The next morning we drove down Highway 33, exited at the oil wells, and arrived at  Foster elementary school in Ventura.  It’s in a heavily Latino low to middle income neighborhood.  The Ojai Music Festival was sponsoring a Chumash Indian music participation program for fourth graders.  Julie Tumamait entertained the bright-eyed kids with stories, dances, flutes, drums, and rattles.

The classroom was crowded with the decor bordering on organized chaos.  The kids’ regular teacher, a lovely young woman, seemed at times the very picture of a drill sergeant.  I was amazed at how she kept her composure, all the while monitoring her charges and simultaneously grading their homework.

I think Julie must be almost as old as I am.  She’s the Valley’s resident Chumash expert and shows up at anything faintly related to her ancestors.  Sweetie and I have photographed lots of kids participating in all kinds of Music Festival programs.  It’s a daunting challenge for the instructor.  The kids usually start out with sort of a “what am I doing here” look on their faces.  They move on to studied indifference.  Keeping them from engaging their nearest neighbor in some sort of mayhem is common.  Getting their attention and keeping them interested is the goal.  Julie was a master.

She began by providing background information.  I don’t think anyone heard it.  Next, a video of Indian dancing accompanied by Julie’s jousting with the remote control.  The kids were indifferent.  Having set them up in this manner, she then went for the jugular.  Forming forty kids in a circle, the center of which was crammed with chairs and desks, she handed out all manner of rattles, drums, flutes and whatnot.  She showed the kids how to hop up and down while moving clockwise and blowing on or beating their Chumash instruments.  It was a sight to behold.  The kids were ecstatic.  They couldn’t get enough of it.  It went on in various forms for nearly thirty minutes.  I was exhausted…and all I was doing was taking pictures.

Before we left the classroom, we both hugged Julie and told her how happy we were that she survived.  So was she.  And she had to do it again half an hour later.

So what’s this got to do with old Mr. Bernstein you say.  I’m not sure.  Maybe it was the contrasts.  A bunch of adults listening to investment strategy versus kids who barely have enough lunch money.  Old folks wondering if their legacy would last til they keeled over versus kids who have no idea of mortality.  Skeptics who’ve heard it before versus kids who haven’t.

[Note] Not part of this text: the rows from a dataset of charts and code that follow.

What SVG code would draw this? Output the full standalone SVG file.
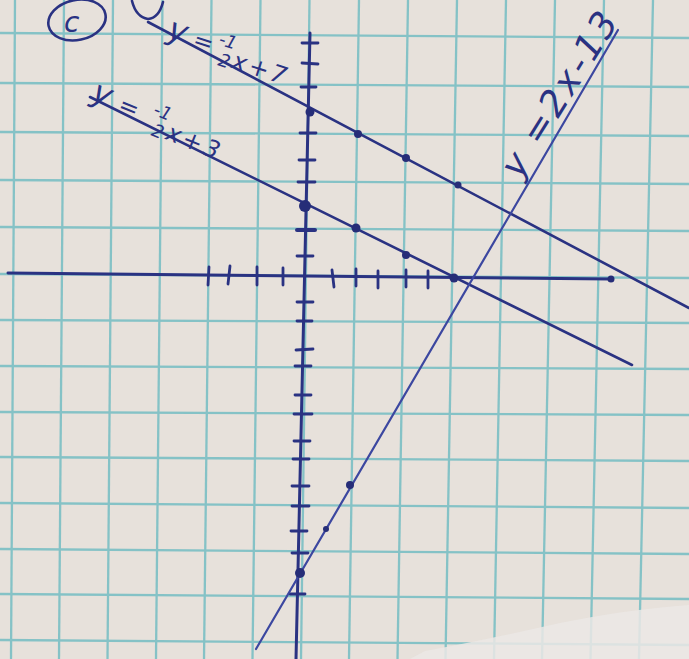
<svg xmlns="http://www.w3.org/2000/svg" width="689" height="659" viewBox="0 0 689 659">
<style>
.grid line{stroke:#85c2c6;stroke-width:2.3}
.ink{stroke:#2a3282;fill:none;stroke-linecap:round}
.ax{stroke-width:3}
.gl{stroke-width:2.6}
.tk{stroke:#2a3282;stroke-width:2.8;stroke-linecap:round}
.dot{fill:#262d78}
.lbl{fill:#2a3282;font-family:"DejaVu Sans","Liberation Sans",sans-serif;font-style:italic}
</style>
<rect width="689" height="659" fill="#e7e1db"/>
<g id="grid" class="grid">
<line x1="15" y1="0" x2="11" y2="659"/>
<line x1="64" y1="0" x2="59" y2="659"/>
<line x1="113" y1="0" x2="107.5" y2="659"/>
<line x1="162.5" y1="0" x2="156" y2="659"/>
<line x1="211.5" y1="0" x2="204" y2="659"/>
<line x1="260.5" y1="0" x2="252.5" y2="659"/>
<line x1="309.5" y1="0" x2="301" y2="659"/>
<line x1="359" y1="0" x2="349" y2="659"/>
<line x1="408" y1="0" x2="397.5" y2="659"/>
<line x1="457" y1="0" x2="445.5" y2="659"/>
<line x1="506" y1="0" x2="494" y2="659"/>
<line x1="555" y1="0" x2="542" y2="659"/>
<line x1="604" y1="0" x2="590.5" y2="659"/>
<line x1="653" y1="0" x2="639" y2="659"/>
<line x1="0" y1="33" x2="689" y2="38"/>
<line x1="0" y1="83" x2="689" y2="87"/>
<line x1="0" y1="132" x2="689" y2="136"/>
<line x1="0" y1="180" x2="689" y2="184"/>
<line x1="0" y1="227" x2="689" y2="231"/>
<line x1="0" y1="274" x2="689" y2="278"/>
<line x1="0" y1="320" x2="689" y2="323"/>
<line x1="0" y1="366" x2="689" y2="369"/>
<line x1="0" y1="412" x2="689" y2="415"/>
<line x1="0" y1="457" x2="689" y2="461"/>
<line x1="0" y1="503" x2="689" y2="508"/>
<line x1="0" y1="549" x2="689" y2="554"/>
<line x1="0" y1="594" x2="689" y2="599"/>
<line x1="0" y1="640" x2="689" y2="645"/>
</g>
<path id="fold" d="M410,659 L425,651 Q480,641 560,623 Q630,609 689,605 L689,659 Z" fill="#ebe7e5" opacity="0.85"/>
<g id="axes" class="ink ax">
<line x1="8" y1="273" x2="611" y2="279"/>
<line x1="310" y1="33" x2="296" y2="659"/>
</g>
<g id="x-ticks">
<line class="tk" x1="209" y1="267" x2="208" y2="285"/>
<line class="tk" x1="230" y1="266" x2="228" y2="284"/>
<line class="tk" x1="257" y1="267" x2="257" y2="285"/>
<line class="tk" x1="283" y1="268" x2="283" y2="285"/>
<line class="tk" x1="332" y1="270" x2="334" y2="287"/>
<line class="tk" x1="356" y1="269" x2="356" y2="286"/>
<line class="tk" x1="378" y1="271" x2="378" y2="288"/>
<line class="tk" x1="406" y1="270" x2="406" y2="287"/>
<line class="tk" x1="428" y1="271" x2="428" y2="288"/>
</g>
<g id="y-ticks">
<line class="tk" x1="302" y1="43" x2="318" y2="43"/>
<line class="tk" x1="302" y1="63" x2="318" y2="64"/>
<line class="tk" x1="301" y1="87" x2="316" y2="87"/>
<line class="tk" x1="300" y1="133" x2="316" y2="133"/>
<line class="tk" x1="299" y1="160" x2="315" y2="160"/>
<line class="tk" x1="298" y1="182" x2="315" y2="182"/>
<line class="tk" x1="297" y1="230" x2="315" y2="230" style="stroke-width:4"/>
<line class="tk" x1="297" y1="256" x2="313" y2="256"/>
<line class="tk" x1="297" y1="302" x2="313" y2="302"/>
<line class="tk" x1="297" y1="321" x2="312" y2="321"/>
<line class="tk" x1="296" y1="350" x2="313" y2="349"/>
<line class="tk" x1="295" y1="366" x2="311" y2="366"/>
<line class="tk" x1="295" y1="395" x2="311" y2="395"/>
<line class="tk" x1="294" y1="414" x2="312" y2="414"/>
<line class="tk" x1="294" y1="441" x2="310" y2="441"/>
<line class="tk" x1="293" y1="459" x2="309" y2="459"/>
<line class="tk" x1="292" y1="486" x2="309" y2="486"/>
<line class="tk" x1="292" y1="506" x2="309" y2="506"/>
<line class="tk" x1="291" y1="531" x2="307" y2="531"/>
<line class="tk" x1="292" y1="553" x2="308" y2="553"/>
<line class="tk" x1="290" y1="594" x2="305" y2="594"/>
</g>
<g id="graph-lines" class="ink gl">
<line id="line-a" x1="148" y1="22" x2="689" y2="308"/>
<line id="line-b" x1="90" y1="97" x2="632" y2="365"/>
<line id="line-c" x1="618" y1="30" x2="256" y2="649" style="stroke:#3c47a0;stroke-width:2.2"/>
</g>
<g id="points">
<circle class="dot" cx="310" cy="112" r="4.5"/>
<circle class="dot" cx="358" cy="134" r="4"/>
<circle class="dot" cx="406" cy="158" r="4"/>
<circle class="dot" cx="458" cy="185" r="3.5"/>
<circle class="dot" cx="305" cy="206" r="6"/>
<circle class="dot" cx="356" cy="228" r="4.5"/>
<circle class="dot" cx="406" cy="255" r="4"/>
<circle class="dot" cx="454" cy="278" r="4.5"/>
<circle class="dot" cx="611" cy="279" r="3.5"/>
<circle class="dot" cx="350" cy="485" r="4"/>
<circle class="dot" cx="326" cy="529" r="3"/>
<circle class="dot" cx="300" cy="573" r="5"/>
</g>
<g id="labels">
<g id="label-c">
<ellipse cx="77" cy="20" rx="29" ry="20" transform="rotate(-12 77 20)" class="ink" style="stroke-width:2.6"/>
<text class="lbl" x="64" y="32" font-size="28">c</text>
<path d="M132,1 Q136,17 148,19 Q159,18 163,2" class="ink" style="stroke-width:2.6"/>
</g>
<text id="label-a" class="lbl" transform="translate(166,38) rotate(18)" font-size="32">y<tspan dx="8" font-size="24">=</tspan><tspan font-size="18" dx="4" dy="-10">-1</tspan><tspan font-size="18" dx="-12" dy="20">2</tspan><tspan font-size="24" dx="2" dy="-2" letter-spacing="3">x+7</tspan></text>
<text id="label-b" class="lbl" transform="translate(90,100) rotate(22)" font-size="32">y<tspan dx="10" font-size="24">=</tspan><tspan font-size="18" dx="14" dy="-10">-1</tspan><tspan font-size="18" dx="-12" dy="20">2</tspan><tspan font-size="24" dx="3" dy="-2" letter-spacing="3">x+3</tspan></text>
<text id="label-c-eq" class="lbl" transform="translate(520,180) rotate(-58)" font-size="36" letter-spacing="3">y =2x-13</text>
</g>
</svg>
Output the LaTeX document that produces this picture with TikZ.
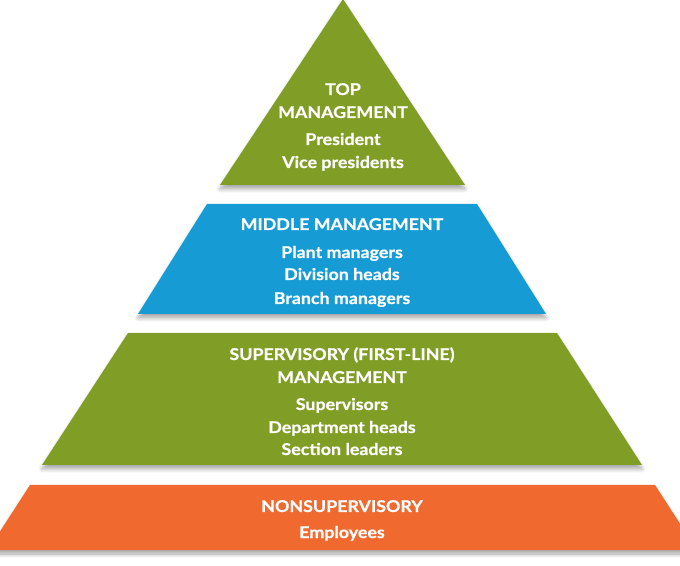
\documentclass[tikz,border=0pt]{standalone}
\usepackage{fontspec}
\setmainfont{Lato}[FakeStretch=1.1, BoldFeatures={FakeBold=0.6}]
\usetikzlibrary{shadows.blur}
\definecolor{tiergreen}{RGB}{128,158,38}
\definecolor{tierblue}{RGB}{22,155,212}
\definecolor{tierorange}{RGB}{240,106,48}
\tikzset{
  tier/.style={blur shadow={shadow xshift=0pt, shadow yshift=-4pt, shadow blur steps=10, shadow blur radius=4pt, shadow opacity=35}},
  head/.style={text=white, font=\bfseries\fontsize{16.2}{19}\selectfont, anchor=base, inner sep=0pt},
  item/.style={head}
}
\begin{document}
\begin{tikzpicture}[x=1pt,y=1pt]
\useasboundingbox (0,0) rectangle (680,565);
\clip (0,0) rectangle (680,565);
% top triangle
\fill[tiergreen, tier] (343,566) -- (465,380) -- (220,380) -- cycle;
% middle trapezoid
\fill[tierblue, tier] (207,361) -- (477,361) -- (546,251) -- (138,251) -- cycle;
% supervisory trapezoid
\fill[tiergreen, tier] (128,232) -- (557,232) -- (642,100) -- (42,100) -- cycle;
% nonsupervisory trapezoid
\fill[tierorange, tier] (30,80) -- (655,80) -- (697,15) -- (-12,15) -- cycle;
% texts
\node[head] (t1) at (343,470) {TOP};
\node[head] (t2) at (343,447) {MANAGEMENT};
\node[item] (t3) at (343,420) {President};
\node[item] (t4) at (343,397) {Vice presidents};
\node[head] (m1) at (342,335) {MIDDLE MANAGEMENT};
\node[item] (m2) at (342,307) {Plant managers};
\node[item] (m3) at (342,285) {Division heads};
\node[item] (m4) at (342,261) {Branch managers};
\node[head] (s1) at (342,205) {SUPERVISORY (FIRST-LINE)};
\node[head] (s2) at (342,182) {MANAGEMENT};
\node[item] (s3) at (342,155) {Supervisors};
\node[item] (s4) at (342,132) {Department heads};
\node[item] (s5) at (342,110) {Section leaders};
\node[head] (n1) at (342,53) {NONSUPERVISORY};
\node[item] (n2) at (342,27) {Employees};
\end{tikzpicture}
\end{document}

Bet the kids would love lamb chops.

 julie-tumamait

2 Responses to “Parallel Universes”


  1. 1 sidney cohn December 4, 2008 at 6:44 pm

    Old Mr. Cohn advises fixed annuities that pay almost 6% per annum guarnteed! Tell that to Mr. Bernstein.

    Love to you also.

    Like

  2. 2 Mark Schneider December 4, 2008 at 9:30 pm

    Not a synic here, but my financial advisors have guided me to invest in methamphetamine. This is a commodity that is hardly affected by the current crunch. Those who demand this product place it as a basic necessity, more important than nutrition for younger family members, or perhaps even gasoline. Win Win… Lets all invest!